Diyeceksiniz ki; “Sen düpedüz Atatürk’ü tarif ediyorsun”. Hayır, ben Atatürk’ü filan tarif etmiyorum. Sadece gördüğüm kişiyi tarif ediyorum. Üstelik benim müşerref olduğum kişiyle Atatürk arasında hiçbir benzerlik bulunmuyor. Çünkü fotoğraflarda ve filmlerde gördüğüm Atatürk ile rüyada gördüğüm kişi arasında sarışınlık ve boy dışında hiçbir ortak yan yok. İtiraf edeyim ki; Atatürk, benim gördüğüm adamdan çok daha yakışıklı birisi. Hele de Mustafa Kemal olduğu yıllarda!
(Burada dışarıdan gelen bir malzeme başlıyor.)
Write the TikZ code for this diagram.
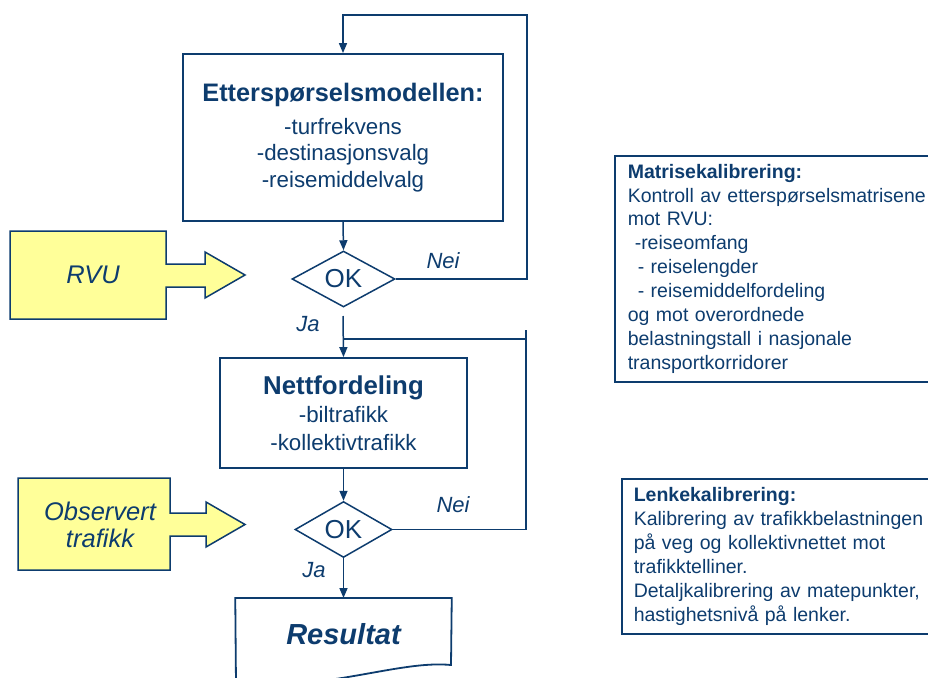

Yani gençken demek istiyorum…
Bununla birlikte beklenmedik bir şey daha oluyor. Bize emir veren subay sivilleşip yola atlarken ben, köylülerimden oluşan grubun önünde dağı taşı inletircesine slogan atmaya başlıyorum; “EN BÜYÜK TÜRK ATATÜRK”. Yanımda bulunan grup hep bir ağızdan tekrarlıyor: “EN BÜYÜK TÜRK ATATÜRK” Bu sloganı üç kere tekrar ettikten sonra ikincisine geçiyorum ve askerlerin uygun adımda yürüyüş kararı sayarken söyledikleri gibi “NE MUTLU TÜRKÜM DİYENE” diye slogan atıyorum. Bizim köylüler aynı şeyi tekrarlıyorlar: “NE MUTLU TÜRKÜM DİYENE”. Bu sloganı da üç kere tekrarladıktan sonra bir üçüncüsüne geçiyorum…
Yukarıda bize “Bunları dağa taşa, her yere yazacaksınız” şeklinde emir veren subayın ne söylediğini tam olarak hatırlamadığımı söylemiştim. Galiba bu sloganlara benzer şeyler söylemişti. Türklük ve Türk Milliyetçiliği üzerine olduğunu hayal meyal hatırlar gibiyim. Ancak sözlerini unutmuşum…
Biz köylülerimizle bir olup “EN BÜYÜK TÜRK ATATÜRK” ve “NE MUTLU TÜRKÜM DİYENE” sloganlarını atarken, bize emir veren ve askerken sivile dönüşüp köyün mezarlığına doğru giden asker grubunun arkasından koşan subay bize doğru geri dönüyor. Yumruk yaptığı iki elinin başparmaklarını açtıktan sonra iki kolunu havaya kaldırıp “HAH İŞTE BÖYLE” dercesine bize doğru sallıyor ve bir işi başarmanın vermiş olduğu sevince benzer bir gülümseme ile o da bize iştirak ediyor: “EN BÜYÜK TÜRK ATATÜRK”, “NE MUTLU TÜRKÜM DİYENE”.
Derken uyanıyorum!
Şimdi bazı şom ağızlılar çıkacak ve beni ırkçılık, milliyetçilik ve elbette Atatürkçülük adına hayal kurmakla ve senaryo yazmakla suçlayacaklardır. Hayır, asla. Allah adına yemin ederek söylüyorum ki; bunların hiçbirisi hayal ve kurgulanmış bir senaryo değildir. Tamamı rüyada gördüklerimden ibarettir. Ben sadece gördüklerimi anlattım. Kim nasıl yorumlarsa yorumlasın artık.
…
Bu vesileyle vefatının 75’inci yıldönümünde büyük önder Gazi Mustafa Kemal Atatürk ve silah arkadaşlarına bir kez daha Allah’tan rahmetler diliyorum. Cümlesinin mekânları cennet olsun…
________
* İmam Celaleddin Es- Suyûti, Kabir Alemi. Terc., Bahaeddin Sağlam, Kahraman Yayınları, İstanbul, 2001, s. 333-5.